A collection of hilariously disturbing stories that push the boundaries of decency in ways only Tom Segura could imagine.
— Netflix

== Cast ==
- Tom Segura as himself, Agent Six, Massimo, Cyrus, Steven Seagal, Rex Henley, Joe, Brigitte, Barry the Sandwich Guy, and Mr. Hale
- Daniella Pineda as Mrs. King
- Robert Iler as Evan
- Arturo Castro as James Gonzalez and Jose
- Arnold Chun as Byung Sung
- Alexis Abrams as Emily
- Shea Whigham as PQ
- Hannah Bittick as TikTok influencer
- John Gholson as Oliver
- Christina Pazsitzky as Christina
- Kirk Fox as Roger and himself
- Ryan Sickler as Brad
- Alexandra Chando as Kerri Sorenson
- Kirsten Kendall as Seagal Sidekick
- Alexandra Broussard as French Market Girl
- Billie D. Merritt as Erica
- Jenn Covington as Daisy
- Bobby Lee as Carl
- Malin Barr as Kati
- Sarah Burns as Lilly
- Dan Stevens as Allain Fletcher and Gary Crawford
- Tim Baltz as Simon and Jerry
- Johnny Pemberton as Jesus and Barry
- Jamie-Lynn Sigler as Nancy
- Luke Wilson as Mark
- Martha Kelly as Natalie
- Kevin Nealon as Dr.
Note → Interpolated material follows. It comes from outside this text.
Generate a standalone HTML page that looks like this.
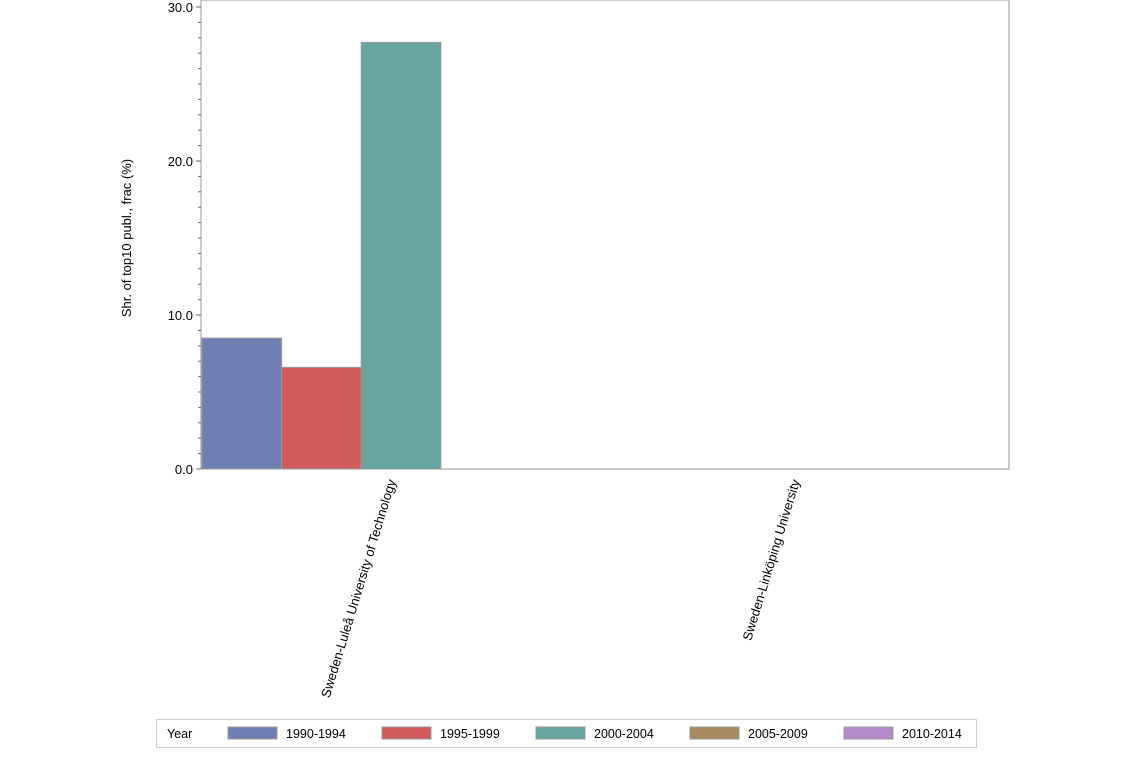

Futtrell
- Floriana Lima as Anna
- Rachel Bloom as Sarah
- Odette Annable as Catalina
- Miles Anderson as Saint Peter
- Busy Philipps as Suzanne
- Frankie Quiñones as Alvaro
- John Ennis as Thomas
- Maria Bamford as Barbara
- Mike Mitchell as Teddy
- Allegra Edwards as Celeste Marlow
- Lyric Lewis as herself
- Joe Rogan as himself
- Jimmy Kimmel as himself

== Episodes ==
===Season 1 (2025)===

| No. | Title | Directed by | Written by | Original release date |
|---|---|---|---|---|
| 1 | Jobs | Rami Hachache Jeremy Konner | Tom Segura; Jeremy Konner; Rami Hachache; Craig Gerard & Matthew Zinman; Conor Galvin; Greg Tuculescu; | May 13, 2025 |
| 2 | Success | Rami Hachache Jeremy Konner | Tom Segura; Jeremy Konner; Rami Hachache; Craig Gerard & Matthew Zinman; Conor Galvin; Greg Tuculescu; | May 13, 2025 |
| 3 | Family | Rami Hachache Jeremy Konner Tom Segura | Tom Segura; Jeremy Konner; Rami Hachache; Craig Gerard & Matthew Zinman; Conor Galvin; Greg Tuculescu; | May 13, 2025 |
| 4 | Love | Rami Hachache Jeremy Konner Tom Segura | Tom Segura; Jeremy Konner; Rami Hachache; Craig Gerard & Matthew Zinman; Conor Galvin; Greg Tuculescu; | May 13, 2025 |
| 5 | Communication | Rami Hachache Jeremy Konner | Tom Segura; Jeremy Konner; Rami Hachache; Craig Gerard & Matthew Zinman; Conor Galvin; Greg Tuculescu; | May 13, 2025 |
| 6 | Health | Jeremy Konner Tom Segura | Tom Segura; Jeremy Konner; Rami Hachache; Craig Gerard & Matthew Zinman; Conor Galvin; Greg Tuculescu; | May 13, 2025 |

===Season 2 (2026)===

| No. | Title | Directed by | Written by | Original release date |
|---|---|---|---|---|
| 1 | Bad Impulses | Rami Hachache Jeremy Konner Tyler Cornack | Unknown | May 24, 2026 |
| 2 | Bad Perspectives | Rami Hachache Jeremy Konner | Unknown | May 24, 2026 |
| 3 | Bad News | Rami Hachache Jeremy Konner Tyler Cornack | Unknown | May 24, 2026 |
| 4 | Bad Influences | Rami Hachache Jeremy Konner | Unknown | May 24, 2026 |
| 5 | Bad Romance | Rami Hachache Tom Segura Tyler Cornack | Unknown | May 24, 2026 |
| 6 | Bad Decisions | Rami Hachache Tyler Cornack | Unknown | May 24, 2026 |

==Production==
In April 2024, it was reported that Tom Segura had self-financed a pilot episode for a series which had been subsequently sold to Netflix. In addition to leading the cast, Segura is the show's creator, director, and executive producer. Rami Hachache and Jeremy Konner also direct episodes. The producing team includes Segura, Konner, Hachache, Ryan Hall, Molly Mandel, Craig Gerard, and Matthew Zinman. The series is produced by Your Mom's House. The cast includes Christina Pazsitzky. In June 2025, Netflix renewed the series for a second season.

==Release==
The series premiered on Netflix on May 13, 2025. The second season premiered on May 24, 2026.

== Reception ==
===Critical response===
A review from Los Angeles Times critic Ali Lerman describes Bad Thoughts as a "fever dream" of dark comedy, highlighting its unhinged and twisted narratives. The series has been noted for pushing comedic boundaries and delivering a unique viewing experience.

The review aggregator website Rotten Tomatoes reported a 54% approval rating based on 13 critic reviews. The website's critics consensus reads, "You'll laugh, but you might not be proud afterwards." Metacritic, which uses a weighted average, gave a score of 55 out of 100 based on 5 critics, indicating "mixed or average" reviews.

=== Viewership ===
According to data from Showlabs, Bad Thoughts ranked sixth on Netflix in the United States during the week of May 12–18, 2025.